Like you, I was surprised to read Benezet’s findings. Thanks for the interesting read. Look forward to the next posts.
Hi Akshat,
Thanks for your comments. Like you, I believe that Math and Science provide a strong foundation in analytical thinking. However, the issue I tried to highlight in the post was: Does traditional mathematics education *really* improve analytical thinking? Studies like the ones discussed in the post seem to indicate it doesn’t.
There is a fairly rich history and literature associated with this. Edward Thorndike originally proposed in his 1922 book `The Psychology of Arithmetic’ that the best way of learning principles of mathematics was by “drill and practice”. This had a deep influence on instructional approaches in America. What is followed in most Indian schools today is in sync with Thorndike’s ideas.

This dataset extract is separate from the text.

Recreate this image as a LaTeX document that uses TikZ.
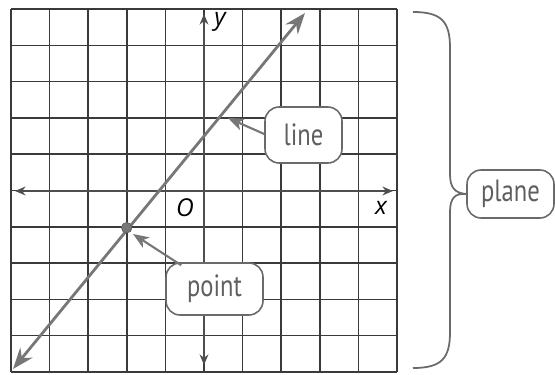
\documentclass[tikz,border=0pt]{standalone}
\usepackage{fontspec}
\setmainfont{PT Sans}
\newfontfamily\labfont[FakeStretch=0.8]{PT Sans}
\newfontfamily\axfont{Open Sans}
\usetikzlibrary{arrows.meta}
\definecolor{gridc}{HTML}{3A3A3A}
\definecolor{linec}{HTML}{777777}
\definecolor{boxc}{HTML}{6A6A6A}
\tikzset{
  gridline/.style={draw=gridc, line width=0.8pt},
  axisline/.style={draw=gridc!90, line width=1pt, {Stealth[length=6pt,width=5pt,fill=linec]}-{Stealth[length=6pt,width=5pt,fill=linec]}},
  mainline/.style={draw=linec, line width=1.6pt, {Stealth[length=12pt,width=9pt,inset=4pt]}-{Stealth[length=12pt,width=9pt,inset=4pt]}},
  labbox/.style={draw=boxc, line width=0.9pt, rounded corners=8pt, fill=white, text=boxc!90!black, font=\labfont\fontsize{17.5}{18}\selectfont, inner sep=0pt},
  callout/.style={draw=linec, line width=1.2pt, -{Stealth[length=9pt,width=7pt,inset=2.5pt]}},
  axlab/.style={font=\axfont\itshape\fontsize{14}{15}\selectfont, text=black, inner sep=0pt},
}
\begin{document}
\begin{tikzpicture}[x=0.02cm, y=-0.02cm]
\useasboundingbox (0,0) rectangle (555,375);
% grid
\foreach \i in {0,...,10} {
  \draw[gridline] ({11+\i*38.6},9) -- ({11+\i*38.6},372);
  \draw[gridline] (11,{9+\i*36.3}) -- (397,{9+\i*36.3});
}
% axes
\coordinate (xa) at (15,191);
\coordinate (xb) at (393,191);
\coordinate (ya) at (204,365);
\coordinate (yb) at (204,14);
\draw[axisline] (xa) -- (xb);
\draw[axisline] (ya) -- (yb);
\node[axlab] (ylab) at (220,22) {y};
\node[axlab] (olab) at (185,208) {O};
\node[axlab] (xlab) at (381,208) {x};
% main line
\coordinate (L1) at (13,369);
\coordinate (L2) at (305,13);
\draw[mainline] (L1) -- (L2);
\node[circle, fill=linec, draw=linec!80!black, minimum size=6pt, inner sep=0pt] (pt) at (126.7,227.7) {};
% labels
\node[labbox, minimum width=77*0.569pt, minimum height=56*0.569pt] (line) at (303.5,135) {line};
\coordinate (linetip) at (228,118);
\draw[callout] (line.west) ++(0,-1) coordinate (ls) (ls) -- (linetip);
\node[labbox, minimum width=97*0.569pt, minimum height=52*0.569pt] (point) at (214.5,289) {point};
\coordinate (pointtip) at (133,234);
\draw[callout] (point.north west) ++(16,3) coordinate (ps) (ps) -- (pointtip);
% brace
\node[labbox, minimum width=87*0.569pt, minimum height=48*0.569pt] (plane) at (510.5,194) {plane};
\coordinate (bt) at (413,12);
\coordinate (bb) at (413,368);
\draw[draw=boxc, line width=1pt] (bt) .. controls (442,12) and (450,22) .. (450,48)
  -- (450,174) .. controls (450,188) and (455,193) .. (plane.west)
  (plane.west) .. controls (455,193) and (450,198) .. (450,212)
  -- (450,332) .. controls (450,358) and (442,368) .. (bb);
\end{tikzpicture}
\end{document}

Later Psychologists like Max Wertheimer have argued against this approach emphasizing that the “correlate stimuli and response and then reinforce it” oversimplifies the learning process. In particular Wertheimer cautioned that mastering certain procedures by rote is unlikely to improve responses to unforseen situations. He reported a (now famous) experiment where a group of “able” arithmetic students when asked to do the sum (857+857+857+857)/4, prudently set about doing a laborious addition-division routine!
Given these ideas one can ask: What is the most efficient way of teaching mathematics so that it improves analytical skills? I don’t think there is an easy answer here but Benezet’s ideas seem intriguing at the very least.
The problem with these ideas is that it is not easy to implement them. If implementation is possible it takes years to be able conclusively say that a particular method works better than the other. In the light of that, what do you think is the best strategy to implement one of these methods?
Hello sir,
Needless to say your article is centered around a matter of serious concern.
In the present scenario the methods of mathematical teaching are ailing.
A similar situation is there among the isc students. delicate concepts like limits, continuity and differentiability are taught in terms of formulae. students are not encouraged to delve deep into the origin of this concepts and their proofs.
fie on those so called iit jee coaching institutes.
more over mathematics olympiads are being recognised as co corricular activities.